When John Kahle became Kimball International’s first in-house counsel in 1987, much of what the company manufactured at its founding had changed. Kahle shares how the company has survived and grown in spite of that—and how his role and business philosophy have been refined over time.
» I learned after a few years in private practice that the legal service business more or less just moves money around, or complies with any rules that are out there. Nothing is being created.
» It seems to me it’s most important to manufacture things, invent things, be in the challenge of a business where on any given day, you’re not really sure if you’ve advanced the cause or not, or made the correct strategic decision, or figured out how all the ambiguities fit together.
» I believe that no country can thrive economically unless they apply intellectual capital to the manufacture of goods—that’s simply the way it is. So that’s why I think manufacturing is so important to our economy.
» Without a doubt, the biggest change in US business since I started is the flight of manufacturing capital outside the US. There’s no question that has been, to some degree, a devastating thing for manufacturing in the US.
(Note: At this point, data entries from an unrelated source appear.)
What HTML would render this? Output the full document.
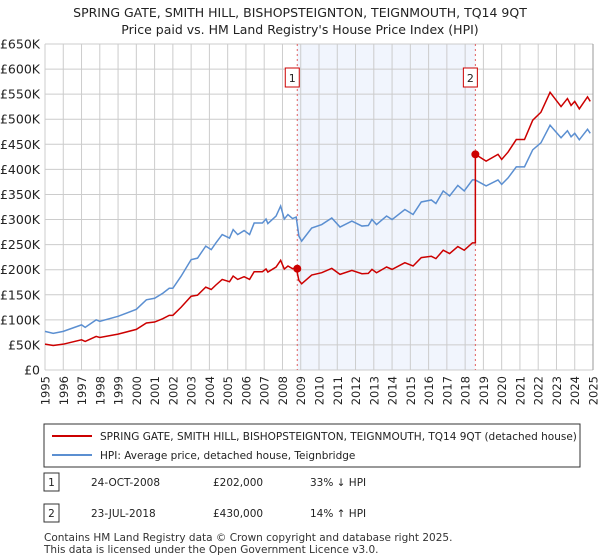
<!DOCTYPE html>
<html><head><meta charset="utf-8"><style>
body{margin:0;background:#fff;font-family:"Liberation Sans","DejaVu Sans",sans-serif;}
#wrap{position:relative;width:600px;height:560px;overflow:hidden}
svg text{font-family:"DejaVu Sans","Liberation Sans",sans-serif}
</style></head><body><div id="wrap">
<svg id="chart" width="600" height="560"></svg>
</div>
<script>
const hpiYears=[1995,1995.45,1996,1997,1997.2,1997.8,1998,1999,2000,2000.55,2001,2001.45,2001.8,2002,2002.45,2003,2003.35,2003.8,2004.1,2004.35,2004.7,2005.1,2005.3,2005.55,2005.9,2006.2,2006.45,2006.9,2007.1,2007.2,2007.65,2007.9,2008.1,2008.3,2008.55,2008.75,2008.9,2009.05,2009.6,2010.15,2010.7,2011.15,2011.8,2012.35,2012.7,2012.9,2013.15,2013.7,2014,2014.7,2015.15,2015.6,2016.15,2016.4,2016.8,2017.15,2017.6,2017.95,2018.4,2018.55,2019.15,2019.8,2020,2020.35,2020.8,2021.25,2021.7,2022.15,2022.65,2023.25,2023.6,2023.8,2024,2024.25,2024.7,2024.85];
const hpiValues=[77,73,77,90,85,100,97,107,121,140,143,153,163,163,187,220,223,247,240,253,270,263,280,270,278,270,293,293,301,292,307,327,301,310,302,305,267,257,283,290,303,285,297,287,288,300,290,307,300,320,310,335,339,332,357,347,368,357,379,379,367,379,370,383,405,405,439,453,488,463,477,465,472,459,480,472];
const saleYears=[2008.81,2018.56];
const salePrices=[202000,430000];
const saleHpiRef=[302,379];
const yTicks=[0,50,100,150,200,250,300,350,400,450,500,550,600,650];
const xTicks=[1995,1996,1997,1998,1999,2000,2001,2002,2003,2004,2005,2006,2007,2008,2009,2010,2011,2012,2013,2014,2015,2016,2017,2018,2019,2020,2021,2022,2023,2024,2025];

const NS="http://www.w3.org/2000/svg";
const svg=document.getElementById('chart');
const X0=45,X1=593,Y0=370,Y1=44;
const xs=y=>X0+(y-1995)/30*(X1-X0);
const ys=v=>Y0-v/650*(Y0-Y1);
function el(tag,attrs,name,parent){const e=document.createElementNS(NS,tag);for(const k in attrs)e.setAttribute(k,attrs[k]);


(parent||svg).appendChild(e);return e;}
function txt(s,attrs,name){const t=el('text',attrs,name);t.textContent=s;return t;}

txt('SPRING GATE, SMITH HILL, BISHOPSTEIGNTON, TEIGNMOUTH, TQ14 9QT',{x:300,y:17,'text-anchor':'middle','font-size':12.5,fill:'#222'},'chart-title');
txt("Price paid vs. HM Land Registry's House Price Index (HPI)",{x:300,y:34,'text-anchor':'middle','font-size':12.5,fill:'#222'},'chart-subtitle');

el('rect',{x:xs(saleYears[0]),y:Y1,width:xs(saleYears[1])-xs(saleYears[0]),height:Y0-Y1,fill:'#eef3fd',opacity:0.8},'shaded-ownership-period');
yTicks.forEach(t=>{el('line',{x1:X0,x2:X1,y1:ys(t),y2:ys(t),stroke:'#ccc','stroke-width':1},'y-gridline');
 txt(t===0?'£0':'£'+t+'K',{x:40,y:ys(t)+4.5,'text-anchor':'end','font-size':12.5,fill:'#222'},'y-tick-label');});
xTicks.forEach(t=>{el('line',{x1:xs(t),x2:xs(t),y1:Y1,y2:Y0,stroke:'#ccc','stroke-width':1},'x-gridline');
 const px=xs(t)+4.5;
 txt(String(t),{x:px,y:376,'text-anchor':'end','font-size':11.5,fill:'#222',transform:'rotate(-90 '+px+' 376)'},'x-tick-label');});
el('line',{x1:X1,x2:X1,y1:Y1,y2:Y0,stroke:'#999','stroke-width':1},'right-edge');

saleYears.forEach((s,i)=>{el('line',{x1:xs(s),x2:xs(s),y1:Y1,y2:Y0,stroke:'#e06060','stroke-width':1,'stroke-dasharray':'2,3'},'sale-marker-line');
 el('rect',{x:xs(s)-12,y:68,width:14,height:19,fill:'#fff',stroke:'#cc0000','stroke-width':1},'sale-marker-box');
 txt(String(i+1),{x:xs(s)-5,y:82,'text-anchor':'middle','font-size':11,fill:'#222'},'sale-marker-number');});

el('polyline',{points:hpiYears.map((y,i)=>xs(y)+','+ys(hpiValues[i])).join(' '),fill:'none',stroke:'#5b8fd1','stroke-width':1.5},'hpi-line');
const redPts=[];
hpiYears.forEach((y,i)=>{const k=y<saleYears[1]?0:1;redPts.push([y,hpiValues[i]*salePrices[k]/1000/saleHpiRef[k]]);
 if(i+1<hpiYears.length&&y<saleYears[1]&&hpiYears[i+1]>=saleYears[1]){redPts.push([saleYears[1],hpiValues[i]*salePrices[0]/1000/saleHpiRef[0]]);redPts.push([saleYears[1],salePrices[1]/1000]);}});
el('polyline',{points:redPts.map(p=>xs(p[0])+','+ys(p[1])).join(' '),fill:'none',stroke:'#cc0000','stroke-width':1.5},'price-paid-line');
saleYears.forEach((s,i)=>el('circle',{cx:xs(s),cy:ys(salePrices[i]/1000),r:4,fill:'#cc0000'},'sale-point'));

el('rect',{x:44,y:424,width:536,height:43,fill:'#fff',stroke:'#333','stroke-width':1},'legend');
el('line',{x1:52,x2:92,y1:436,y2:436,stroke:'#cc0000','stroke-width':2},'legend-swatch-price');
txt('SPRING GATE, SMITH HILL, BISHOPSTEIGNTON, TEIGNMOUTH, TQ14 9QT (detached house)',{x:100,y:440,'font-size':10.5,fill:'#222'},'legend-entry-price');
el('line',{x1:52,x2:92,y1:455,y2:455,stroke:'#5b8fd1','stroke-width':2},'legend-swatch-hpi');
txt('HPI: Average price, detached house, Teignbridge',{x:100,y:459,'font-size':10.5,fill:'#222'},'legend-entry-hpi');

[['1','24-OCT-2008','£202,000','33% ↓ HPI',482],['2','23-JUL-2018','£430,000','14% ↑ HPI',513]].forEach(r=>{
 el('rect',{x:44,y:r[4]-9,width:15,height:18,fill:'#fff',stroke:'#333'},'table-row-marker');
 txt(r[0],{x:51.5,y:r[4]+4,'text-anchor':'middle','font-size':10.5,fill:'#222'},'table-row-number');
 txt(r[1],{x:91,y:r[4]+4,'font-size':10.5,fill:'#222'},'table-row-date');
 txt(r[2],{x:213,y:r[4]+4,'font-size':10.5,fill:'#222'},'table-row-price');
 txt(r[3],{x:310,y:r[4]+4,'font-size':10.5,fill:'#222'},'table-row-hpi-diff');});
txt('Contains HM Land Registry data © Crown copyright and database right 2025.',{x:44,y:541,'font-size':10.5,fill:'#333'},'footer-line-1');
txt('This data is licensed under the Open Government Licence v3.0.',{x:44,y:553,'font-size':10.5,fill:'#333'},'footer-line-2');
</script></body></html>
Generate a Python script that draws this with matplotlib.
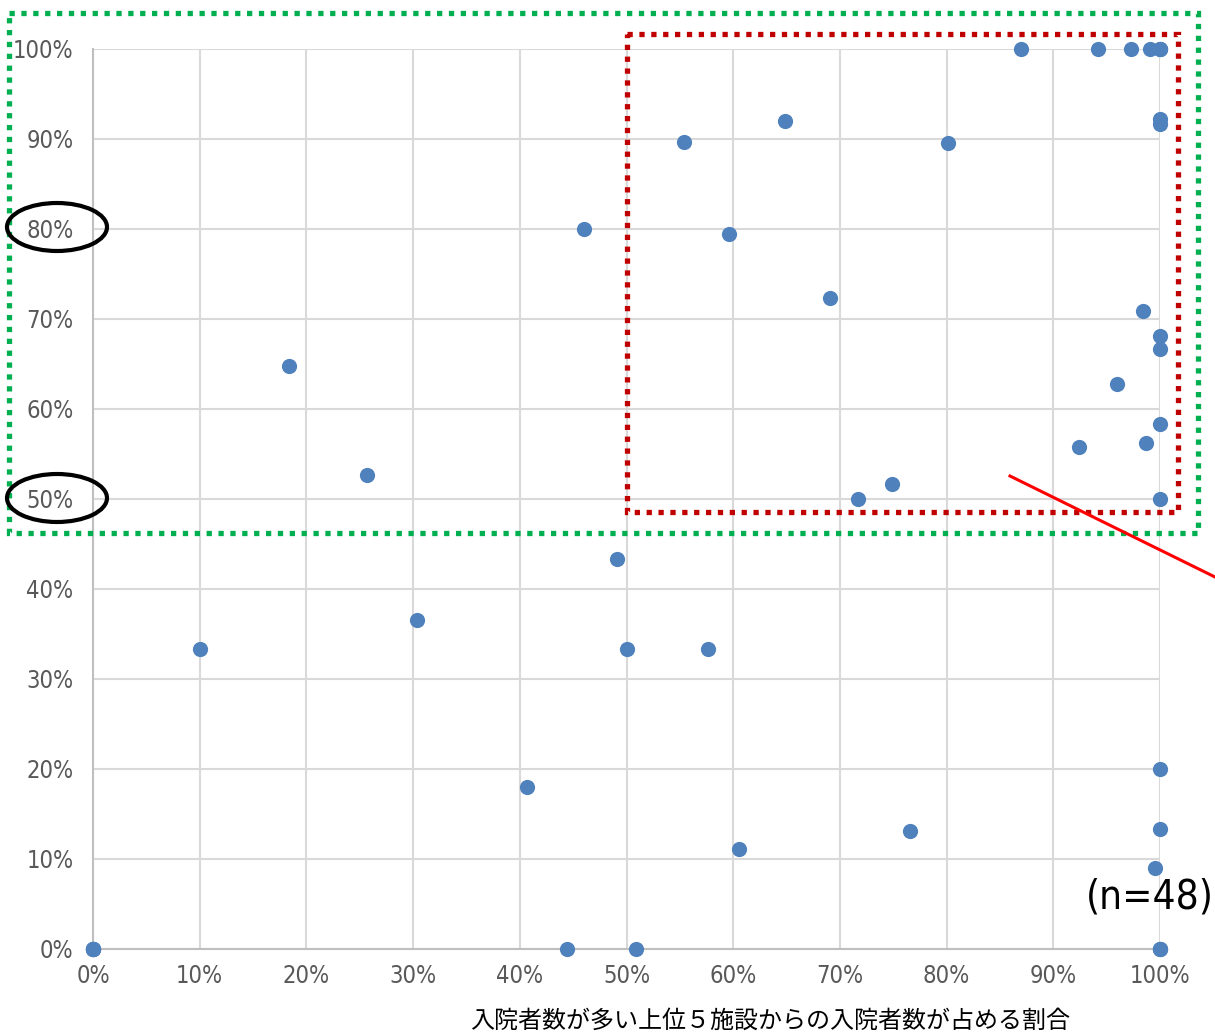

» We’ve experienced it [at Kimball]—not just the fiscal cliff, not just the financial crisis, not just 9/11—the last 10 years have been a heck of a decade in terms of major shocks and changes to business in general, and certainly manufacturing. Outsourcing, offshoring, whatever you want to call it—that’s definitely had a huge impact on us.
» Kimball has maintained a constant entrepreneurial edge: the idea that you don’t really just set up a company and sit back. If you’re not growing, you’re dying. So there was never any fear at Kimball of constantly challenging the status quo.
» We’re also very self-critical and fact-intensive. We didn’t like that the TV-cabinet market went away, but you didn’t have to go to too many consumer-product shows in Las Vegas—when the LED and LCD products started to come out—to say, “All right; they’re not going to need wooden television cabinets anymore.”
» We do talk a lot, in our legal team, about being a generalist. We’re not large enough to have an in-house tax lawyer, intellectual property lawyer, etc. So you’ve got to enjoy doing a lot of things: being comfortable with legal knowledge a mile wide and an inch deep.
» Specialty has become a big factor in the legal profession, and not everybody enjoys doing what I do. Embracing that kind of a philosophy and having a willingness to not get pigeonholed—that’s important to me.
» The variety of this job is what gets me going each day. If you’re comfortable with the inch-deep, mile-wide approach, I think you welcome variety.
» There are probably other jobs like this, but if you wake up assuming x—and by the end of the day, most of the time, experiencing y—some people may find that very disconcerting. But, for me personally, that’s the fun of doing what I do.
» The advice that has stuck with me most applies in private practice as well as the legal area here at Kimball: you don’t let the legal tail wag the dog. Even though it’s humbling to a trained legal person—the fact is that a lot of people do not care what the law is on a certain subject. You’ve got to keep that in mind; you don’t want to write a treatise—you want to solve the problem, and relate it in a way that people who aren’t lawyers can understand.
» I define hard work in terms of intensity, the ability to get some quality of work done in a reasonable amount of time. Hard work can be defined by the difficulty of the problem, the unpleasant problems you face, and the things nobody likes to do.
» I do not believe there is a correlation between the intellectual product you produce and the amount of time it takes. One of the reasons private practice didn’t appeal to me was the hourly rate, the idea that the value of what I did was based on how long it took me to do it.
» Certainly, to me, every experience is a learning opportunity—everything you do right, every mistake you make.
» I don’t know that I’m better adapted to my role than anyone else, but I do try to do other things besides business. I read other things, like novels, and just do a lot of other things that have nothing to do directly with business, with the idea that it’ll expand my viewpoint of things. And that’s a critical skill for being able to solve the big-picture problems you’re confronted with.